Telecom equipment maker Alcatel-Lucent announced a radical new strategy on Wednesday to climb out of years of crisis with cost cutting, asset sales and a restructuring of debt.
The group is to specialize on supplying the booming market for Internet infrastructure and technology for cloud computing.
The group has a new chief executive, Michel Combes, who is behind the new programme called Shift 2013-2015. He has set a target of increasing the operating margin by five times to 12.5 percent of sales in 2015.
Combes said in a statement "Today we are taking comprehensive action to position Alcatel-Lucent at the heart of the digital ecosystem."
The price of shares in the company zoomed upwards, gaining 5.96 percent to 1.49 euros in mid-morning trading when the overall market was showing a fall of 0.59 percent on the CAC 40 index.
The programme is intended to cut fixed costs by 1.0 billion euros ($1.34 billion) and to raise another 1.0 billion euros with asset sales from 2013 to 2015.
The company said that the programme "targets euro two billion in debt re-profiling over 2013-2015 and future debt reduction of euro two billion."
The group, which has lurched from crisis to job cutting plans ever since it was formed of a merger between US firm Lucent and French Alcatel, said that it would focus on being more specialised in the products it makes.
In recent years the group has struggled particularly against new competition, notably from China.
After making headway in 2011, it fell back again in 2012 reporting a net loss of 1.3 billion euros owing to big asset write-downs.
The company, which is a leading player in the business of providing telecom operators with the equipment they need for their infrastructure, reported in 2012 that sales had fallen by 5.7 percent to 14.4 billion euros.

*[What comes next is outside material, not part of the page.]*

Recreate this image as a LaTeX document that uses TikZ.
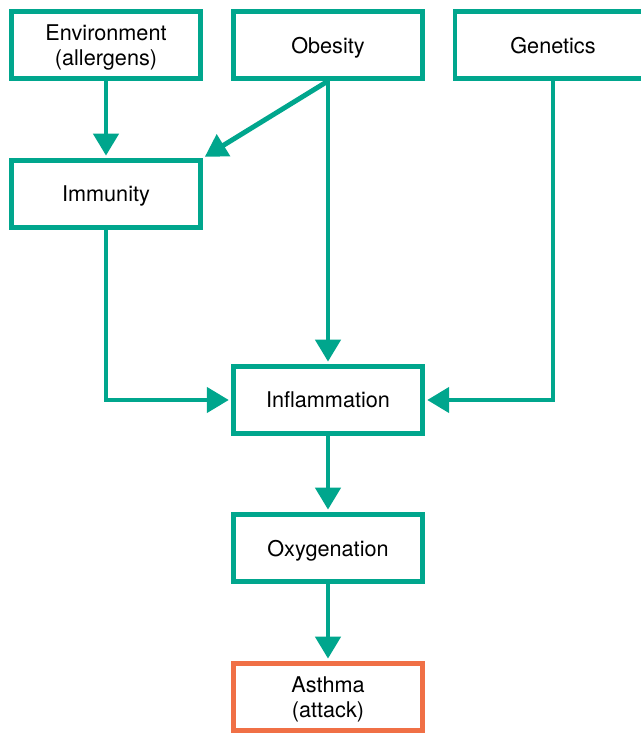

The objective of the new programme is to "reposition Alcatel-Lucent from a telecommunications equipment generalist to an industrial specialist in IP (Internet) networking and ultra-broadband access (mobile and fixed) at the heart of next-generation network," the firm said in a statement.
Highlighting the drive to specialise, the group said that Internet protocol Networking and ultra-broadband access would account for 85 percent of investment in research and development in 2015.
Combes said that the new strategy was intended to be self-funding.
"Over the next three years we are targeting euro one billion of fixed costs savings, and carefully defined and timed asset sales expected to generate at least an additional euro one billion."
The group said that activity by what it calls its core networking segment would raise sales by more than 15 percent to more than 7.0 billion euros in 2015 from 6.1 billion euros in 2012.
The target was to achieve an operating margin of more than 12.5 percent in 2015 from 2.4 percent in 2012.
Alcatel-Lucent said that once it had demonstrated the success of the Shift programme, it would try to reduce its debt by another 2.0 billion euros through extra asset sales or by raising new capital.